Code that draws figures
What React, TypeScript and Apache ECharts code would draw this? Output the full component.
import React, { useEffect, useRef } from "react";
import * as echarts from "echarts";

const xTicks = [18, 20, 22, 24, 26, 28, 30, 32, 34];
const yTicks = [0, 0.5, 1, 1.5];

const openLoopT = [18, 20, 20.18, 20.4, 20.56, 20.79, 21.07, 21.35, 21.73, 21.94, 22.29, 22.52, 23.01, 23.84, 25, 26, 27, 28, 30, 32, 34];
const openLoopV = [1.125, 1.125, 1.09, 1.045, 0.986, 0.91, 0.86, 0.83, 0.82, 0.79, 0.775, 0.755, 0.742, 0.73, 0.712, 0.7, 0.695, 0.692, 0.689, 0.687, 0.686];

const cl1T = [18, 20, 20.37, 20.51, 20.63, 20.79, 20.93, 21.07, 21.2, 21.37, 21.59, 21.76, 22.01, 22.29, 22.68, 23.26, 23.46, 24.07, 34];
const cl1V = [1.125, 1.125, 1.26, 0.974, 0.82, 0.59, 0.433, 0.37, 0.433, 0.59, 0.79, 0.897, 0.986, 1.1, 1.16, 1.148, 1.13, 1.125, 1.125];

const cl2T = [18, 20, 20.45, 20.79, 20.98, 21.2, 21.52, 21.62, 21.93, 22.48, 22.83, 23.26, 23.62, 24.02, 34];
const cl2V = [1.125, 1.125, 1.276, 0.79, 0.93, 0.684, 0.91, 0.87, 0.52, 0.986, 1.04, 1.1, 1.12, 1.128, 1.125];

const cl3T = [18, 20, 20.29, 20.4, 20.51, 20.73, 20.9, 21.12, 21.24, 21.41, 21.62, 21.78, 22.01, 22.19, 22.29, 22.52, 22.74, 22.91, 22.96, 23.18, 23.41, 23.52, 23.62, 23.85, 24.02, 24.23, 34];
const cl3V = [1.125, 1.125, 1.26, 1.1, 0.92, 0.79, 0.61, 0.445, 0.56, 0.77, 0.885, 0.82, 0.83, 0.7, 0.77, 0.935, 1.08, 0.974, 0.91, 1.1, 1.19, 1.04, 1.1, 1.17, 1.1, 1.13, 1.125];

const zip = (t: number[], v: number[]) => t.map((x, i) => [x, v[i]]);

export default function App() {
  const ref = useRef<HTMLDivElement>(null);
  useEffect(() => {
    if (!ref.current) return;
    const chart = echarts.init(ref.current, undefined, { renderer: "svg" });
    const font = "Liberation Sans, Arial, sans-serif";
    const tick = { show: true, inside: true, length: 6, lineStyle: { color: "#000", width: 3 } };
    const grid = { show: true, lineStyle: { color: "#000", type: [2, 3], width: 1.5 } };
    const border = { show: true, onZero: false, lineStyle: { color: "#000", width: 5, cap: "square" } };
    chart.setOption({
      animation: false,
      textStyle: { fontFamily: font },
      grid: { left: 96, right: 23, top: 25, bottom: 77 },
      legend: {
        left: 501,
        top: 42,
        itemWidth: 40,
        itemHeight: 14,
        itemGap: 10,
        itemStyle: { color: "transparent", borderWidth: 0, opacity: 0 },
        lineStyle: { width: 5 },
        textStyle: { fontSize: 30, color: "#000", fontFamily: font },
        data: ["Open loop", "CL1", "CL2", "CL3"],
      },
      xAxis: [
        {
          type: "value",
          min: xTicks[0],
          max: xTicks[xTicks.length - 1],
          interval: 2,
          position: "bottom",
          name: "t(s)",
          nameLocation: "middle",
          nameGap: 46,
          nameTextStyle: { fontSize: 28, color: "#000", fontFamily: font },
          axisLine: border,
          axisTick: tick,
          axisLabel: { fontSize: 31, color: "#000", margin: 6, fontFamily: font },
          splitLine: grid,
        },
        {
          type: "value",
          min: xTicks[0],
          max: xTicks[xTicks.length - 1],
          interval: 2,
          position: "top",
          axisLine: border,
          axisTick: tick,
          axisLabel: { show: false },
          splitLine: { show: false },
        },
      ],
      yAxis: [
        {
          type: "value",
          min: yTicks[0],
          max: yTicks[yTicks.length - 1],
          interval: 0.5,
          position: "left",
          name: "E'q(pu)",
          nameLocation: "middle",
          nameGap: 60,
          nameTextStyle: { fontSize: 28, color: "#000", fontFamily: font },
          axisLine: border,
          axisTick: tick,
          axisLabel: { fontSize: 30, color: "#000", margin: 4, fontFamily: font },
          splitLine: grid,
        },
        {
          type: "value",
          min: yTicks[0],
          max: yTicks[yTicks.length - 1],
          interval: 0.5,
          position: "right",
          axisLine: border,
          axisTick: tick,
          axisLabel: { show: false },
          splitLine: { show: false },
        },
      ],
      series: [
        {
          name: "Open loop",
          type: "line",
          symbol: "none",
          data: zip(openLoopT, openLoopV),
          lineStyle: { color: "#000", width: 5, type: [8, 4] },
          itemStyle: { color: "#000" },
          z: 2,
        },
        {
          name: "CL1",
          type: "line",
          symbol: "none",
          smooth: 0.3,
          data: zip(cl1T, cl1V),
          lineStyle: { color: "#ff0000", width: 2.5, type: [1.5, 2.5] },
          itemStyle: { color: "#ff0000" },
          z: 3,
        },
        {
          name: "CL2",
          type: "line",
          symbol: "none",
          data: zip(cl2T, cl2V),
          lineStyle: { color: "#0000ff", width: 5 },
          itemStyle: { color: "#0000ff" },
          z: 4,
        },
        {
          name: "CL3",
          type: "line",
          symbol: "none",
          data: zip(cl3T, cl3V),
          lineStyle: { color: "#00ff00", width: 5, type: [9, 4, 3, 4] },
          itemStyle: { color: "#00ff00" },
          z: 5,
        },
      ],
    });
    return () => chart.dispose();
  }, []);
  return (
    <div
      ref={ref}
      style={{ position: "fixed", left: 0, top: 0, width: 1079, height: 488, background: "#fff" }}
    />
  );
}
---
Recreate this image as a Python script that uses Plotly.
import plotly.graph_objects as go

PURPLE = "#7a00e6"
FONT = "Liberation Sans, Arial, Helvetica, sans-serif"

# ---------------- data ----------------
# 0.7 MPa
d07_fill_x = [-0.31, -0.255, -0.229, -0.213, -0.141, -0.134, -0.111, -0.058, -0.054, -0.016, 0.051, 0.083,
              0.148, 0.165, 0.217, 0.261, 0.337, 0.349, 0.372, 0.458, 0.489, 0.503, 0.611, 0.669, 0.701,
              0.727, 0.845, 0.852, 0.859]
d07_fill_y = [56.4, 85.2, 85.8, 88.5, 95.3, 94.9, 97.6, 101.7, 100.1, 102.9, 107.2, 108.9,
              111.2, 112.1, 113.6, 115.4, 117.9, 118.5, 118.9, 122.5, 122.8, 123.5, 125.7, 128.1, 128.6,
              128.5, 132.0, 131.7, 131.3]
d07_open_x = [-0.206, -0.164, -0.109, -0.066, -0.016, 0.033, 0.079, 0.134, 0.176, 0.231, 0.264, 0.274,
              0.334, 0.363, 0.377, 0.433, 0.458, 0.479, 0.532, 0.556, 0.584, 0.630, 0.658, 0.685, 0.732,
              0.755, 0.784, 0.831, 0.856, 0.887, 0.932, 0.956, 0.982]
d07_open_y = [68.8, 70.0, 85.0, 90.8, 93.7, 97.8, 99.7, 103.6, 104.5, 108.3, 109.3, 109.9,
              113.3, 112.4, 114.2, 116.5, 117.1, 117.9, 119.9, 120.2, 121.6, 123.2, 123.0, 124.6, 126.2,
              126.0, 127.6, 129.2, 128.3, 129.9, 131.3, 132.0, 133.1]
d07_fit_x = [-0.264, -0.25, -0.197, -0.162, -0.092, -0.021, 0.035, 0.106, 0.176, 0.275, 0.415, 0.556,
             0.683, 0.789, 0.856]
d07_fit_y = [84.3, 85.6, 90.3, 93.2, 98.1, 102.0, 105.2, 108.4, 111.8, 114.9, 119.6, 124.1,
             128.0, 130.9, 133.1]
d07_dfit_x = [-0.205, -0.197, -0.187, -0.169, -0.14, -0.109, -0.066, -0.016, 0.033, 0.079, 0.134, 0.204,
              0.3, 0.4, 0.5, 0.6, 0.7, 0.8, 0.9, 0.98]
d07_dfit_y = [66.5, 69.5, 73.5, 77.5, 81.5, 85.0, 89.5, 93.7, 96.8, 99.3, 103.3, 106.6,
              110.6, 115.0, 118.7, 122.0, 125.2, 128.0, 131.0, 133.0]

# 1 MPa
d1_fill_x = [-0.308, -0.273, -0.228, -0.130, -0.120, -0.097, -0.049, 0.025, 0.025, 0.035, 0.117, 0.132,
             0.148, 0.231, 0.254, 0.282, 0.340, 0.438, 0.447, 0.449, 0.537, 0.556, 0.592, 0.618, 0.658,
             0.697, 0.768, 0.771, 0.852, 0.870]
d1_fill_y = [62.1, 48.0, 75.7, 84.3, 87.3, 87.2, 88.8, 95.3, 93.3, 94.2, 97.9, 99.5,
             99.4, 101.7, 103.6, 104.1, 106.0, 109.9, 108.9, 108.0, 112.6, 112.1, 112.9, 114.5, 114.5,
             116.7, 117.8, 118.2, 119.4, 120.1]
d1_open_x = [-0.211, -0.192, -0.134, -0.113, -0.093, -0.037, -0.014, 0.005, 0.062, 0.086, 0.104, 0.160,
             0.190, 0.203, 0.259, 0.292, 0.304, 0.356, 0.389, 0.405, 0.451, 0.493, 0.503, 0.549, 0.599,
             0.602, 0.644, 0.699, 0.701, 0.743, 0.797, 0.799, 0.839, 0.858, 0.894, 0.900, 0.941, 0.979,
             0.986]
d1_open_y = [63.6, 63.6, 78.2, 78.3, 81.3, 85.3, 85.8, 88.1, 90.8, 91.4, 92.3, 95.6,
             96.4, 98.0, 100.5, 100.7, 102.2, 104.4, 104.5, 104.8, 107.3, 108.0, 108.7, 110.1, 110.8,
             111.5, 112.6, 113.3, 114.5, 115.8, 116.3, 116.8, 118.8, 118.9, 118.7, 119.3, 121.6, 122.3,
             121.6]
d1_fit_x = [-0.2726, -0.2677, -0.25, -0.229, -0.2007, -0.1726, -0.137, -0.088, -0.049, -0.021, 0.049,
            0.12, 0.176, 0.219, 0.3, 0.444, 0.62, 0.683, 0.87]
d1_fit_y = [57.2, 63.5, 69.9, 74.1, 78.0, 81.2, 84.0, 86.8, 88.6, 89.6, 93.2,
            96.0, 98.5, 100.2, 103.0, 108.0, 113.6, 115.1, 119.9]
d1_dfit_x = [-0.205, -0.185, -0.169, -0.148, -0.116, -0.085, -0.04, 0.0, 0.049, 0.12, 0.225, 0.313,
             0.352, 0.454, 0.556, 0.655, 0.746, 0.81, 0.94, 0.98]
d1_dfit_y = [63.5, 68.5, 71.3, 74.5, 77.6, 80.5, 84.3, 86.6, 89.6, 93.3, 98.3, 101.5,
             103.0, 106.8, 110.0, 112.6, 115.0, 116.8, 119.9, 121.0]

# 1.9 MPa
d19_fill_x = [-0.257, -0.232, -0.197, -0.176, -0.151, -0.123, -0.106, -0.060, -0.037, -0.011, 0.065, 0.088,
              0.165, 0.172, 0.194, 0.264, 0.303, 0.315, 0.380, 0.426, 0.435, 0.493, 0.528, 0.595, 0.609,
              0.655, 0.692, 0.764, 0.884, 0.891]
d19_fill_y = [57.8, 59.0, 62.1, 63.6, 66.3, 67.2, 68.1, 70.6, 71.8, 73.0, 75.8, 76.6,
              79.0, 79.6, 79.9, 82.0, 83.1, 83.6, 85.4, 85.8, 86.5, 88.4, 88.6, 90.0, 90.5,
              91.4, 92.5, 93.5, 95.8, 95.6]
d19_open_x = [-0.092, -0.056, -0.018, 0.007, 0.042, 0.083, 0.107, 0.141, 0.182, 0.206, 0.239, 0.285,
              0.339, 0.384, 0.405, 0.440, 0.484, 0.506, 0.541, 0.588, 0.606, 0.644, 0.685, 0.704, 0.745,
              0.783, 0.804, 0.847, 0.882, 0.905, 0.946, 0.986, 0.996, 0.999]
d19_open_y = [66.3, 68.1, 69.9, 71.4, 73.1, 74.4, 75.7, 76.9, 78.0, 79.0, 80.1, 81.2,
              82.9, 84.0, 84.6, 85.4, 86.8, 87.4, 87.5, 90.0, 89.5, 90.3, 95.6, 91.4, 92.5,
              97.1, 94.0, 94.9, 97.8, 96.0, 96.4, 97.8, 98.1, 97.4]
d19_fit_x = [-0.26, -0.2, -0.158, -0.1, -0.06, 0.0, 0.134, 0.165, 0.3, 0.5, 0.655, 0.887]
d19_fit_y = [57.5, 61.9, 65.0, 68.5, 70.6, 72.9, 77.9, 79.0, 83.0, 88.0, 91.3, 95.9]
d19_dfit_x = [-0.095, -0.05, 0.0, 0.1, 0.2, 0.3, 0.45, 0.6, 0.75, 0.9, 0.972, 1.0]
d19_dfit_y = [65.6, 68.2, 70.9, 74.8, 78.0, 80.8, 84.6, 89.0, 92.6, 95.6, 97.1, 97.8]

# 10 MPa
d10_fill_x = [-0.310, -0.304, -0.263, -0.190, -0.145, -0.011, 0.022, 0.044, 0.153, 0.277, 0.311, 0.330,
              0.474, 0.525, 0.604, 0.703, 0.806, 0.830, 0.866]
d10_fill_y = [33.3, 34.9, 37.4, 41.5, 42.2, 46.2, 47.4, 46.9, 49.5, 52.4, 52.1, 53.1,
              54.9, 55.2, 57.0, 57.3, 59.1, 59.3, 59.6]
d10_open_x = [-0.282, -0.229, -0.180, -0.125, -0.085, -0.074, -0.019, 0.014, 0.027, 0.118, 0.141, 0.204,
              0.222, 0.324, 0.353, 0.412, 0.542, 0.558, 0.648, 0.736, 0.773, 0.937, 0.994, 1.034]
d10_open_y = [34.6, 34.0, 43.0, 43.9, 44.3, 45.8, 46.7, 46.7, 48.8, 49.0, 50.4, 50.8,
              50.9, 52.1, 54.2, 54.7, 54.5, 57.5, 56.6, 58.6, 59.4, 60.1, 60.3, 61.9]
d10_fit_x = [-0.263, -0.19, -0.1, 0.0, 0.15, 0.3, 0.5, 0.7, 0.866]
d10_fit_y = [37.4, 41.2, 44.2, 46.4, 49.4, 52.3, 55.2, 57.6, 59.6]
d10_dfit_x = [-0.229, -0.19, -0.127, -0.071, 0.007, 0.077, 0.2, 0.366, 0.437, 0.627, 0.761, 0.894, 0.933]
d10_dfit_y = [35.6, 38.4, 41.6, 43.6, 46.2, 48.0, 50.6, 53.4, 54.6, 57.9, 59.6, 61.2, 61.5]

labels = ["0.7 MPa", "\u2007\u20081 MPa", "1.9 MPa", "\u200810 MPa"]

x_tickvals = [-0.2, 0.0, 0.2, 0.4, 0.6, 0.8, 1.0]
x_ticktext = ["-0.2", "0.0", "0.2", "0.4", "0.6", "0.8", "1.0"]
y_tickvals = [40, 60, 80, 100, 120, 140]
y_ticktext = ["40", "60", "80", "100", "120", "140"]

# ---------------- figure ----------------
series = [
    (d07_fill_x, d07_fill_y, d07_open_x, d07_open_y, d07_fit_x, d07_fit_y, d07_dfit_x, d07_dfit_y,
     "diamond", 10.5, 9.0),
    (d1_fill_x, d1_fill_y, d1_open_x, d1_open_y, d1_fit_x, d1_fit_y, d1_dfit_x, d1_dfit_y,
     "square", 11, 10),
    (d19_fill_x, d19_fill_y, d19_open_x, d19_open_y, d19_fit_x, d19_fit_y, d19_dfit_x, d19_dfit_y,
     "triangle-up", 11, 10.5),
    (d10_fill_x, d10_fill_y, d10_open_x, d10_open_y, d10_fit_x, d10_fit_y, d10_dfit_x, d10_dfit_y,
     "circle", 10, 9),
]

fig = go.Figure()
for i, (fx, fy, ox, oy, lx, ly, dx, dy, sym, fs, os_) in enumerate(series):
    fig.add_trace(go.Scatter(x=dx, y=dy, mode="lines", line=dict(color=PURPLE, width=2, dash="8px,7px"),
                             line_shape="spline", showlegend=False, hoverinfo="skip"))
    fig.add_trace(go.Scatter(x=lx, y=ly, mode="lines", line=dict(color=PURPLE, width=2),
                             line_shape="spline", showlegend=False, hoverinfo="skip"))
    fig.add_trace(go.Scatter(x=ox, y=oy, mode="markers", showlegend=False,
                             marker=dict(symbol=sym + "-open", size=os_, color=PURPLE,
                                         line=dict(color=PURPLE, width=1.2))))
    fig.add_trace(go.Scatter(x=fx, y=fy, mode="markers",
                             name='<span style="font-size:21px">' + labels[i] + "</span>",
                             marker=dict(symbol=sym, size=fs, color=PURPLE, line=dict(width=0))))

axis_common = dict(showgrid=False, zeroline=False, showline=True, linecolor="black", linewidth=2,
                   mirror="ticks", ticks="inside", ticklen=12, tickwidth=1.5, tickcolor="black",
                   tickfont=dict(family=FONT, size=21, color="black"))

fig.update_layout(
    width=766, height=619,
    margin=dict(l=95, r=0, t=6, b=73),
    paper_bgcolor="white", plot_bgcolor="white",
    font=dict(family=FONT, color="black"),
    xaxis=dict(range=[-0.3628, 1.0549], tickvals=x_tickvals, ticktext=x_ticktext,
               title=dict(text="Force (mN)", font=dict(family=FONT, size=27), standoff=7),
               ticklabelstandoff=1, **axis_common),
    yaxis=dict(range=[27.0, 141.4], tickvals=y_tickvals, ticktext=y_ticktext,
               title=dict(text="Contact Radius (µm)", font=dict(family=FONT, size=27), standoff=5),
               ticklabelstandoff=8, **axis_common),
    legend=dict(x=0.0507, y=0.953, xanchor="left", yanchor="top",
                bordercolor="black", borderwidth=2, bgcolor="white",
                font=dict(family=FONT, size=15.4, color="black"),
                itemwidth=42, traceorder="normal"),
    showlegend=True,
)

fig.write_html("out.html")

-- GOAL --
Print, without alteration, the lines from the line with "What React, TypeScript" to the line with "const yTicks = [0, 0.5, 1, 1.5];". Include both of them, and omit every other line.

-- TASK OUTPUT --
What React, TypeScript and Apache ECharts code would draw this? Output the full component.
import React, { useEffect, useRef } from "react";
import * as echarts from "echarts";

const xTicks = [18, 20, 22, 24, 26, 28, 30, 32, 34];
const yTicks = [0, 0.5, 1, 1.5];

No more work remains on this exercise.